- **Data shown**:
===============
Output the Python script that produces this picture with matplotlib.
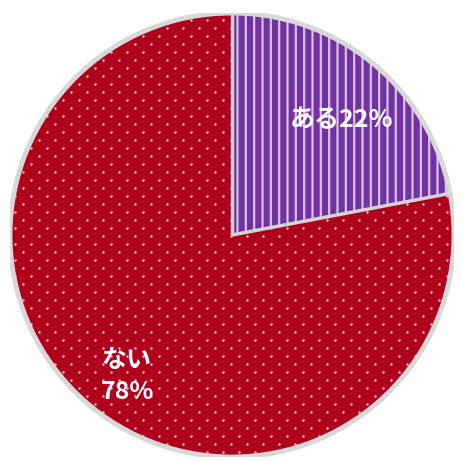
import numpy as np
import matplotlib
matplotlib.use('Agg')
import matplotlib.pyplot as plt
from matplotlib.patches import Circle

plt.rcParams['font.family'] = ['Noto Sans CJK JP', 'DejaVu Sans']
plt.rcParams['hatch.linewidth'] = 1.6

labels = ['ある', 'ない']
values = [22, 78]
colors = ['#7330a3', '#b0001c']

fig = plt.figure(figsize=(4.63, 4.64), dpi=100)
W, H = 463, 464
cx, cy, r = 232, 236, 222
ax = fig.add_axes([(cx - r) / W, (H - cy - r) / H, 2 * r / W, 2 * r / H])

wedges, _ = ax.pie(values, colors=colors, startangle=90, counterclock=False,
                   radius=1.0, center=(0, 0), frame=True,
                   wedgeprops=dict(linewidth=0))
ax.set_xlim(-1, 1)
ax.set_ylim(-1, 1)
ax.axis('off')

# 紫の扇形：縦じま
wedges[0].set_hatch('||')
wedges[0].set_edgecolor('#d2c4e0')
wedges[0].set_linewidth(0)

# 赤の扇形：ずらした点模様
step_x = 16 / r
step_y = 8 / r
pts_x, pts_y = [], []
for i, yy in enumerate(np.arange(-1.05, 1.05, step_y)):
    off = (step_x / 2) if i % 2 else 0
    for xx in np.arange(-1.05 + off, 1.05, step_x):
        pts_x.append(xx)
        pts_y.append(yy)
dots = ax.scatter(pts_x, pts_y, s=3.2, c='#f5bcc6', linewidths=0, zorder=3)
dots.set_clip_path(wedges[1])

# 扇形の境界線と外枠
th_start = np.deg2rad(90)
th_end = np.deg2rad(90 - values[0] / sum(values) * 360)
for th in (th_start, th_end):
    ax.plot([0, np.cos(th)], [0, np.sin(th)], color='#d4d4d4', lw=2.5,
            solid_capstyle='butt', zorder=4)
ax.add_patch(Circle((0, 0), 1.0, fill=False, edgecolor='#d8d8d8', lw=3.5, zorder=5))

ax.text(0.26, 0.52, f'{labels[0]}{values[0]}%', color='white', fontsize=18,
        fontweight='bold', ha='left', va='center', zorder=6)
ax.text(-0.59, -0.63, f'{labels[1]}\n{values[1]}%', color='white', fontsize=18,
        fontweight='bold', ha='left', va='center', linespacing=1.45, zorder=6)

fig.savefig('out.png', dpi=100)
===============
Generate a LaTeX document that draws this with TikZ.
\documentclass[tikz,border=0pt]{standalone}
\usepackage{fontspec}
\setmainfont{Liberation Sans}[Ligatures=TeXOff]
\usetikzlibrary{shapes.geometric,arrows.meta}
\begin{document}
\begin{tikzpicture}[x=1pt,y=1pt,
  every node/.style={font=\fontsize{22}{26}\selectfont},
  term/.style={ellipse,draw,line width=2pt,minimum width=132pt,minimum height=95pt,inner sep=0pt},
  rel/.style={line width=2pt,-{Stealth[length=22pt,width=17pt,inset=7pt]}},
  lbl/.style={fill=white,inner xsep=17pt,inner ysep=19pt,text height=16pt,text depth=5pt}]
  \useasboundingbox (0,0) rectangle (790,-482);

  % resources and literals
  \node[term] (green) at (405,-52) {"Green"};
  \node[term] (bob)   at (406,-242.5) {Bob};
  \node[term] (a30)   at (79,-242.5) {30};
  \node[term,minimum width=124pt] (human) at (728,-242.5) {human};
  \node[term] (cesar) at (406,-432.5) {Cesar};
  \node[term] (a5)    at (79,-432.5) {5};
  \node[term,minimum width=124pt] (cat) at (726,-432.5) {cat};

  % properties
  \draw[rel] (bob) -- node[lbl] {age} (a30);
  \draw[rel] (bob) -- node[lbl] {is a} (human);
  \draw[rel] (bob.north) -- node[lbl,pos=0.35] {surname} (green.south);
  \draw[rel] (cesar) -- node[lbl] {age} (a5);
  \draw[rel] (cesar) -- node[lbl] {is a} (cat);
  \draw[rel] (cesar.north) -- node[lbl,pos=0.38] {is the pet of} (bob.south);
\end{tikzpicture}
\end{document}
===============
- **Direction**:
In the listing above, find the line containing "Output the Python" and the line containing "fig.savefig('out.png', dpi=100)". Print those two lines and every line between them exactly, with no pictures.

- **Solved exercise**:
Output the Python script that produces this picture with matplotlib.
import numpy as np
import matplotlib
matplotlib.use('Agg')
import matplotlib.pyplot as plt
from matplotlib.patches import Circle

plt.rcParams['font.family'] = ['Noto Sans CJK JP', 'DejaVu Sans']
plt.rcParams['hatch.linewidth'] = 1.6

labels = ['ある', 'ない']
values = [22, 78]
colors = ['#7330a3', '#b0001c']

fig = plt.figure(figsize=(4.63, 4.64), dpi=100)
W, H = 463, 464
cx, cy, r = 232, 236, 222
ax = fig.add_axes([(cx - r) / W, (H - cy - r) / H, 2 * r / W, 2 * r / H])

wedges, _ = ax.pie(values, colors=colors, startangle=90, counterclock=False,
                   radius=1.0, center=(0, 0), frame=True,
                   wedgeprops=dict(linewidth=0))
ax.set_xlim(-1, 1)
ax.set_ylim(-1, 1)
ax.axis('off')

# 紫の扇形：縦じま
wedges[0].set_hatch('||')
wedges[0].set_edgecolor('#d2c4e0')
wedges[0].set_linewidth(0)

# 赤の扇形：ずらした点模様
step_x = 16 / r
step_y = 8 / r
pts_x, pts_y = [], []
for i, yy in enumerate(np.arange(-1.05, 1.05, step_y)):
    off = (step_x / 2) if i % 2 else 0
    for xx in np.arange(-1.05 + off, 1.05, step_x):
        pts_x.append(xx)
        pts_y.append(yy)
dots = ax.scatter(pts_x, pts_y, s=3.2, c='#f5bcc6', linewidths=0, zorder=3)
dots.set_clip_path(wedges[1])

# 扇形の境界線と外枠
th_start = np.deg2rad(90)
th_end = np.deg2rad(90 - values[0] / sum(values) * 360)
for th in (th_start, th_end):
    ax.plot([0, np.cos(th)], [0, np.sin(th)], color='#d4d4d4', lw=2.5,
            solid_capstyle='butt', zorder=4)
ax.add_patch(Circle((0, 0), 1.0, fill=False, edgecolor='#d8d8d8', lw=3.5, zorder=5))

ax.text(0.26, 0.52, f'{labels[0]}{values[0]}%', color='white', fontsize=18,
        fontweight='bold', ha='left', va='center', zorder=6)
ax.text(-0.59, -0.63, f'{labels[1]}\n{values[1]}%', color='white', fontsize=18,
        fontweight='bold', ha='left', va='center', linespacing=1.45, zorder=6)

fig.savefig('out.png', dpi=100)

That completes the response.